AToday, bioinformatics is largely segmented into discrete areas such as genomics, expression, proteomics, functional analysis, pathways, and so forth. Each segment has its set of tools and databases and a small group of expert "bioinformaticians," typically outside the research lab, who can operate these. Yet, our customers are conducting research that cuts across these boundaries, suggesting that the segments are limitations of the bioinformatics providers, not the researchers.

In two years, we will begin to see bioinformatics platforms that are used easily and readily by all biologists in the course of their research to design experiments and interpret results. The computer ‘desktop’ will expand its reach to unify the daily activities of the researcher, from access to scientific content to management, analysis, and communication of all information. Use of well-designed informatics tools will become as routine, and necessary, as word processors and email.

Within five years, these platforms will begin to unify the continuum of biological systems from the molecular to the organismal level, and from the individual cell to clinical populations. Biology-smart tools will operate with clear and well-developed data models and classification systems, and these will open new avenues of research exploration. These tools will support good scientific methods to formulate and test hypotheses for the basic researcher out to the clinician.

QWhat are the biggest challenges the bioinformatics sector faces?

AAmong the biggest challenges are providing software tools for information access, management, and analysis that support the life scientist who is not trained as a bioinformatician. Bioinformatics must be seen as an essential part of the discovery process and a natural extension of the lab bench, and the sector must provide flexible tools that are biology-smart and easy to use. Making bioinformatics tools more robust to address larger scale and more complex problems is the simple part compared to guiding the convergence of biologists and bioinformatics to accelerate the pace of research. The continual need to reveal and understand biomolecular profiles and patterns in context of their underlying associations will always remain a challenge for life science researcher.

Data integration is an integral component of the drug discovery process: we need affordable bioinformatics solutions that enable drug researchers to integrate and deliver the ever changing and disparate data.

QWhat do you see as the most important task for bioinformatics to address beyond genome sequencing?

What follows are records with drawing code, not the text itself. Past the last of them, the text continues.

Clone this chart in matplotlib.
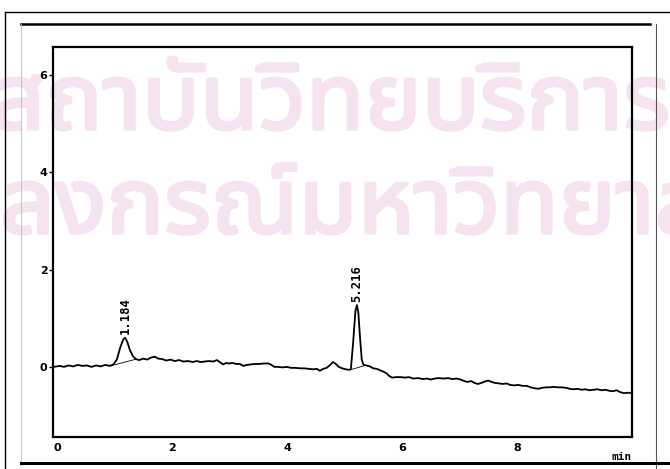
import matplotlib
matplotlib.use("Agg")
import matplotlib.pyplot as plt
from matplotlib import font_manager
from matplotlib.lines import Line2D
import matplotlib.patheffects as pe

# Detector trace (time in min, response)
time_min = [-0.06, 0.05, 0.12, 0.20, 0.28, 0.36, 0.44, 0.52, 0.60, 0.68, 0.76, 0.84, 0.92, 0.98,
            1.04, 1.10, 1.15, 1.184, 1.22, 1.27, 1.32, 1.37, 1.43, 1.50, 1.57, 1.63, 1.70, 1.76,
            1.83, 1.90, 1.97, 2.05, 2.12, 2.20, 2.28, 2.36, 2.43, 2.50, 2.57, 2.64, 2.72, 2.78,
            2.84, 2.89, 2.94, 2.99, 3.05, 3.12, 3.18, 3.24, 3.30, 3.37, 3.44, 3.52, 3.60, 3.68,
            3.73, 3.78, 3.85, 3.92, 4.00, 4.07, 4.15, 4.23, 4.30, 4.38, 4.46, 4.52, 4.57, 4.63,
            4.69, 4.75, 4.80, 4.85, 4.90, 4.96, 5.02, 5.08, 5.11, 5.15, 5.19, 5.216, 5.24, 5.27,
            5.30, 5.33, 5.38, 5.44, 5.50, 5.56, 5.62, 5.68, 5.73, 5.78, 5.83, 5.90, 5.97, 6.05,
            6.12, 6.20, 6.28, 6.36, 6.44, 6.50, 6.57, 6.64, 6.72, 6.80, 6.87, 6.95, 7.02, 7.08,
            7.14, 7.20, 7.26, 7.32, 7.38, 7.44, 7.50, 7.56, 7.62, 7.68, 7.75, 7.82, 7.88, 7.95,
            8.02, 8.10, 8.17, 8.24, 8.31, 8.37, 8.44, 8.50, 8.57, 8.64, 8.71, 8.78, 8.85, 8.92,
            8.98, 9.05, 9.12, 9.19, 9.26, 9.33, 9.40, 9.47, 9.54, 9.60, 9.67, 9.73, 9.80, 9.86,
            9.93, 10.00]
signal = [0.00, 0.02, 0.00, 0.03, 0.01, 0.04, 0.02, 0.03, 0.00, 0.03, 0.01, 0.04, 0.02, 0.05,
          0.15, 0.40, 0.56, 0.60, 0.52, 0.34, 0.22, 0.16, 0.14, 0.17, 0.15, 0.19, 0.21, 0.17,
          0.16, 0.13, 0.15, 0.12, 0.14, 0.11, 0.12, 0.10, 0.12, 0.10, 0.11, 0.12, 0.11, 0.14,
          0.09, 0.05, 0.08, 0.07, 0.08, 0.06, 0.06, 0.02, 0.04, 0.05, 0.06, 0.06, 0.07, 0.07,
          0.04, 0.00, 0.00, -0.01, 0.00, -0.02, -0.02, -0.03, -0.03, -0.04, -0.05, -0.04, -0.08, -0.04,
          -0.02, 0.04, 0.10, 0.06, 0.00, -0.03, -0.05, -0.06, -0.05, 0.50, 1.15, 1.27, 1.12, 0.60,
          0.15, 0.04, 0.03, 0.01, -0.03, -0.04, -0.07, -0.10, -0.13, -0.19, -0.22, -0.21, -0.21, -0.22,
          -0.21, -0.24, -0.23, -0.25, -0.24, -0.26, -0.24, -0.23, -0.24, -0.23, -0.25, -0.24, -0.26, -0.29,
          -0.31, -0.29, -0.33, -0.35, -0.33, -0.30, -0.28, -0.31, -0.33, -0.34, -0.35, -0.34, -0.37, -0.38,
          -0.37, -0.39, -0.39, -0.42, -0.44, -0.45, -0.43, -0.42, -0.42, -0.41, -0.42, -0.42, -0.43, -0.45,
          -0.46, -0.45, -0.47, -0.46, -0.48, -0.47, -0.46, -0.48, -0.47, -0.49, -0.50, -0.48, -0.52, -0.54,
          -0.53, -0.54]

# Integrated peaks: retention time, apex height, baseline start/end (time, value)
peak_rt = [1.184, 5.216]
peak_height = [0.60, 1.27]
peak_labels = ["1.184", "5.216"]
base_start = [(0.96, 0.03), (5.10, -0.06)]
base_end = [(1.38, 0.16), (5.36, 0.03)]

x_ticks = [0, 2, 4, 6, 8]
y_ticks = [0, 2, 4, 6]
x_unit = "min"

watermark_lines = ["สถาบันวิทยบริการ", "จุฬาลงกรณ์มหาวิทยาลัย"]

W, H = 670, 469
fig = plt.figure(figsize=(W / 100, H / 100), dpi=100)
fig.patch.set_facecolor("white")


def fx(px):
    return px / W


def fy(py):
    return 1 - py / H


def thai_family():
    """Pick an installed family that covers Thai, preferring a loopless sans."""
    try:
        from fontTools.ttLib import TTFont
    except Exception:
        return None
    found = []
    seen = set()
    for fe in font_manager.fontManager.ttflist:
        if fe.fname in seen:
            continue
        seen.add(fe.fname)
        try:
            f = TTFont(fe.fname, fontNumber=0, lazy=True)
            cmap = f.getBestCmap()
            if cmap and 0x0E2A in cmap and 0x0E1A in cmap and 0x0E13 in cmap:
                found.append(fe.name)
        except Exception:
            continue
    if not found:
        return None

    def rank(name):
        n = name.lower()
        if "looped" in n:
            return 3
        if "sans thai" in n:
            return 0
        if "sans" in n or "thai" in n:
            return 1
        return 2
    return sorted(set(found), key=rank)[0]


renderer = fig.canvas.get_renderer()


def text_width(s, size, fam):
    t = fig.text(0, 0, s, fontsize=size, family=fam)
    w = t.get_window_extent(renderer).width
    t.remove()
    return w


# faint Thai watermark behind the chart
fam = thai_family()
if fam is not None:
    top_line, bottom_line = watermark_lines
    ref = 60.0
    # size so that the top line, after its first letter, spans x = 45..670 px
    span = text_width(top_line[1:], ref, fam)
    size = max(55.0, min(85.0, ref * 625.0 / span))
    lead_top = text_width(top_line, size, fam) - text_width(top_line[1:], size, fam)
    lead_bot = text_width(bottom_line, size, fam) - text_width(bottom_line[4:], size, fam)
    wm_style = dict(fontsize=size, color="#f6e3f0", family=fam, zorder=-5,
                    ha="left", va="baseline",
                    path_effects=[pe.withStroke(linewidth=2.5, foreground="#f6e3f0")])
    fig.text(fx(45 - lead_top), fy(129), top_line, **wm_style)
    fig.text(fx(0 - lead_bot), fy(233), bottom_line, **wm_style)

# scanned page borders
def hline(y, x0, x1, lw, c="black"):
    fig.add_artist(Line2D([fx(x0), fx(x1)], [fy(y), fy(y)], lw=lw, color=c,
                          transform=fig.transFigure))


def vline(x, y0, y1, lw, c="black"):
    fig.add_artist(Line2D([fx(x), fx(x)], [fy(y0), fy(y1)], lw=lw, color=c,
                          transform=fig.transFigure))


hline(12, 5, 670, 1.0)
vline(5, 12, 469, 1.0)
hline(24, 21, 650, 1.8)
vline(21, 24, 463, 0.6, "#bbbbbb")
vline(656, 24, 469, 0.8, "#555555")
hline(463, 21, 670, 2.2)

# chart axes
left, right, top, bottom = 53, 632, 47, 437
ax = fig.add_axes([fx(left), fy(bottom), fx(right - left), (bottom - top) / H])
ax.patch.set_alpha(0)
ax.set_xlim(-0.07, 10.0)
ax.set_ylim(-1.44, 6.57)
for s in ax.spines.values():
    s.set_linewidth(1.6)

ax.plot(time_min, signal, color="black", lw=1.3, solid_joinstyle="round")
for (x0, y0), (x1, y1) in zip(base_start, base_end):
    ax.plot([x0, x1], [y0, y1], color="black", lw=0.6)

for rt, h, lab in zip(peak_rt, peak_height, peak_labels):
    ax.annotate(lab, (rt, h), xytext=(0, 2.5), textcoords="offset points",
                rotation=90, ha="center", va="bottom", fontsize=8.8,
                fontweight="bold", family="DejaVu Sans Mono")

ax.set_xticks(x_ticks)
ax.set_yticks(y_ticks)
ax.set_xticklabels([str(v) for v in x_ticks])
ax.set_yticklabels([str(v) for v in y_ticks])
ax.tick_params(axis="x", length=0, pad=4, labelsize=8)
ax.tick_params(axis="y", length=3, width=1, pad=1, labelsize=8, direction="out")
for lab in ax.get_xticklabels() + ax.get_yticklabels():
    lab.set_fontweight("bold")

fig.text(fx(622), fy(457), x_unit, ha="center", va="center", fontsize=8,
         fontweight="bold", family="DejaVu Sans Mono")

fig.savefig("out.png", dpi=100)
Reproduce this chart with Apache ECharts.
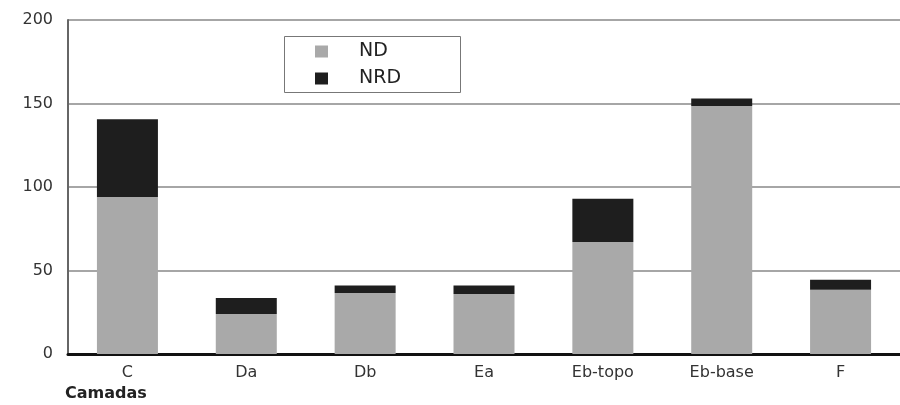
<!DOCTYPE html>
<html><head><meta charset="utf-8">
<script src="https://cdn.jsdelivr.net/npm/echarts@6/dist/echarts.min.js"></script>
<style>html,body{margin:0;padding:0;background:#fff}#c{width:900px;height:405px}</style>
</head><body><div id="c"></div>
<script>
var categories = ['C','Da','Db','Ea','Eb-topo','Eb-base','F'];
var ndValues = [94, 24, 36.5, 36, 67, 148.5, 38.5];
var nrdValues = [46.5, 9.5, 4.5, 5, 26, 4.5, 6];
var yTicks = [0, 50, 100, 150, 200];

var FONT = '"DejaVu Sans", Arial, sans-serif';
var chart = echarts.init(document.getElementById('c'));
chart.setOption({
  animation: false,
  backgroundColor: '#fff',
  grid: { left: 68, top: 20, width: 840, height: 334 },
  graphic: [
    { type: 'rect', left: 284, top: 36, shape: { width: 176, height: 56 },
      style: { fill: '#fff', stroke: '#777', lineWidth: 1 }, z: 10 },
    { type: 'text', left: 65, top: 386,
      style: { text: 'Camadas', font: 'bold 16px "DejaVu Sans", Arial, sans-serif', fill: '#222' } }
  ],
  legend: {
    orient: 'vertical', left: 310, top: 37, itemWidth: 13, itemHeight: 12, itemGap: 8,
    icon: 'rect', z: 20,
    textStyle: { fontSize: 19, color: '#222', fontFamily: FONT, padding: [0,0,0,26] },
    data: ['ND', 'NRD']
  },
  xAxis: {
    type: 'category', data: categories,
    axisLine: { lineStyle: { color: '#111', width: 3 } },
    axisTick: { show: false },
    axisLabel: { fontSize: 16, color: '#333', margin: 11, fontFamily: FONT }
  },
  yAxis: {
    type: 'value', min: 0, max: 200, interval: 50,
    axisLine: { show: true, lineStyle: { color: '#666', width: 2 } },
    axisTick: { show: false },
    splitLine: { lineStyle: { color: '#888', width: 1.5 } },
    axisLabel: { fontSize: 16, color: '#333', margin: 15, fontFamily: FONT,
      formatter: function (v) { return yTicks.indexOf(v) >= 0 ? String(v) : ''; } }
  },
  series: [
    { name: 'ND', type: 'bar', stack: 's', data: ndValues, barWidth: 61,
      itemStyle: { color: '#a9a9a9' } },
    { name: 'NRD', type: 'bar', stack: 's', data: nrdValues, barWidth: 61,
      itemStyle: { color: '#1e1e1e' } }
  ]
});
</script></body></html>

AThe most important task for bioinformatics to address is that of data integration and system interoperability. As long as it is difficult for researchers to manage their information, all problems will be harder to solve. Today’s researchers spend too much time working with research content delivered as HTML files and other formats that convey little biological meaning and are difficult to move through discovery pipelines. Once the community agrees on and supports common XML data standards and vocabularies the next challenges of bioinformatics will be readily approached. Information and application standards will also enhance the ability of academic and government efforts to provide the next generations of tools and databases that plug into accepted information platforms.

QWith what companies do you have partnerships?

AWe will continue to partner with like-minded companies that believe in the "enabling information at the desktop" for the researcher. Our ‘front-end’ applications, such as LabBook XML Genomic Browser will enable IBM’s discovery link/DB2 backend database solution. Our eLabBook will bring Wiley’s world-class Current Protocols and InterScience to the desktop in an alive and highly interactive environment for the researcher to access content. Other premier content partners include NERAC and Ohio State University Human Cancer Genetics Program.